Power Plant

Put these resources toward solar or wind energy

Thank you for Jason Armstrong’s well-written piece on the Big Island’s wood-burning power plant (“Big Island: Wood-Burning Power Plant Raises Environmental Concerns,” Sept. 7).

This vital information brings to light a plan that is archaic, environmentally harmful and wasteful.

While I read it I began to wonder what century the planners live in. This is 2018, not 1918.

That $200 million investment in burning tons of wood and recirculating tainted water into our system should be immediately diverted into up-to-date solar power or wind generated energy.

I call on Gov. David Ige and Mayor Harry Kim to personally step in and bring some common sense back to our island.

— Steven S. Foster, Kamuela

Kamehameha Film

Communication will accomplish more than criticism

To the author of “Hollywood’s King Kamehameha Concoction” (Sept. 5): This could be a great opportunity to make sure the studio and Mr. Dwayne Johnson get things right. Open up a dialogue with Mr. Johnson and his production company.

Send your article to him to show your concern. Convince him to have the right Hawaiian scholars, biographers and cultural representatives to be advisors to tell film so that the legacy of the king and your people can be depicted fairly and correctly.

I have family in Hawaii and have learned some history about the life of King Kamehameha and would love to know more. I’d always heard that this idea for a film has long been a passion project for Dwayne Johnson that one day he’d like to bring to film.

I think communication is important and your protection of your culture can help develop this film. I know a lot can not be covered in a two-hour film, but what is depicted should be correct, responsible and truthful.

As a fan of the actor/wrestler, the Hawaiian people and culture, I hope something positive can come from the possibility of the film being made and that it will open the eyes of the people around the world of a truly great culture and people.

Thank you for your time.

— Vince Dellapente, Newport News, Virginia

Desecration demoralizes Hawaiians

We believe many Native Hawaiians struggle today translating and expressing their cultural and familial responsibilities to a non-Hawaiian-driven world. The desecration perpetrated by those who haven’t the slightest idea how their “butterfly effect” will demoralize seven generations past and present is criminal.

Hawaiian culture is not a patent owned by any illegal occupiers who stole the Hawaiian Kingdom and with it the future of all our Hawaiian people.

The apology by the United States of America has no value if it allows its U.S. corporations to once again steal our ancestors and their identity by profiteering without the permission of the Native Hawaiian people.

I was taught by my Native Hawaiian family and my Native Hawaiian community that the most precious things on this earthly plain are founded in learning, guiding and protecting our past, present and future through education and values that represent our Native Hawaiian way of life.

We should not permit the genocide of our culture and our beloved alii.
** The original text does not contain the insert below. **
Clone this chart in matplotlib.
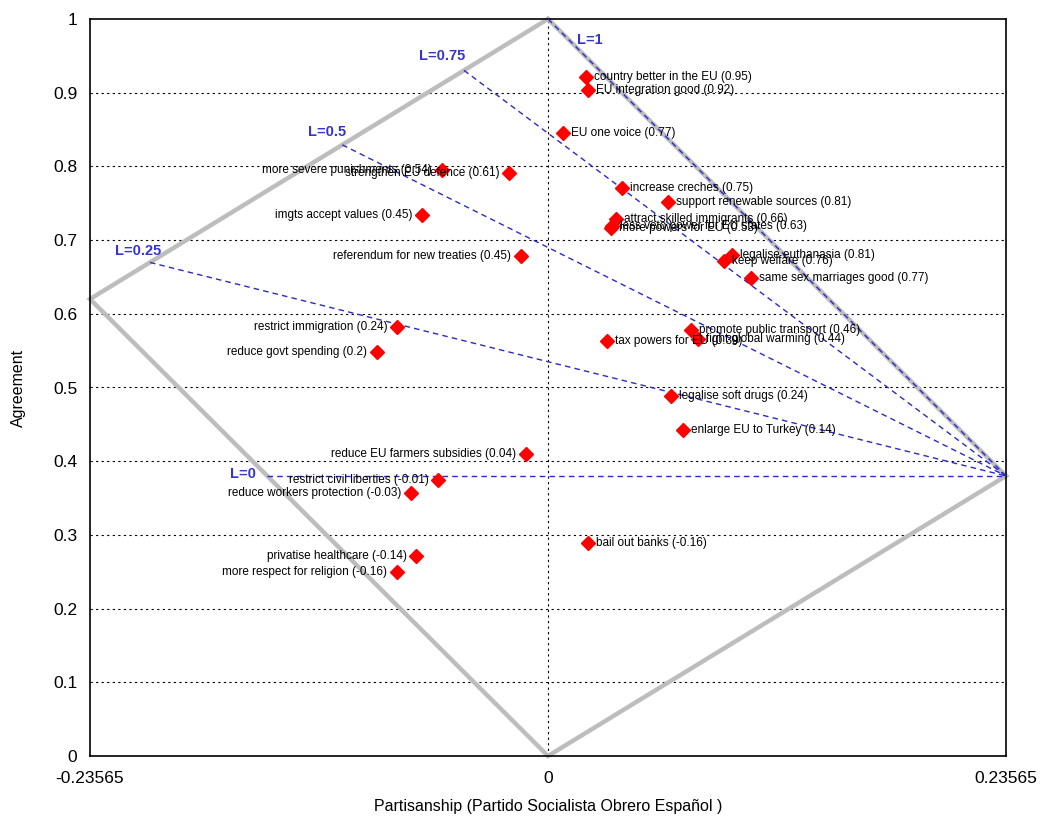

What will be left for the next seven generations?

E Hawaii au, e Hawaii nei.

— Mahienaena and Keaweaheulu Brown, Honolulu

Campaign Solicitations Are Overwhelming

And what’s wrong with an old-fashioned check?

In this election season I — like many others I’m sure — have been bombarded by online pleas for political donations. At first, I made small donations online to several candidates I support. Later, though, I began to feel inundated by demands from people I don’t know in many other states and constituencies! People I can’t vote for anyway.

Yes. I understand that like-minded candidates form alliances and we need that to continue our messy but awesome system of democracy.

But meanwhile my credit card information is in the hands of who knows who, not just in Hawaii but all over the country. It may or may not be well protected.

All of this made me feel wary and frustrated.

Many of us have computers these days, but hesitate to put too much personal information out there. I wonder why these candidates don’t put an office or P.O. address on their sites for people who would like to support them but would feel safer writing an old-fashioned check. Seeing the reports of the millions of dollars these sites bring in — maybe this is naïve of me, but politicians seem to be missing segments of the population, maybe many who need help the most.

OK, last bit. Some years ago I saw the musical “1776” in the Ford Theatre in D.C., where Abraham Lincoln was assassinated. The theater had been closed for 100 years after his death before it was restored. I sat in a seat not far from the draped presidential box, which was never used again. The play is a musical comedy spoofing Congress and politics and resonates today. My own state rep in 1776 appeared to be drunk much of the time, and history suggests he was.

But there comes a moment when you realize what these men did fighting out issues and yes, fears, and then declaring independence from what was then the biggest empire in the world. When they finally sign the Declaration of Independence and the Liberty Bell rings, there isn’t a dry eye in the house.

The message is clear that democracy is a messy and dangerous business. But worth more than living with tyranny.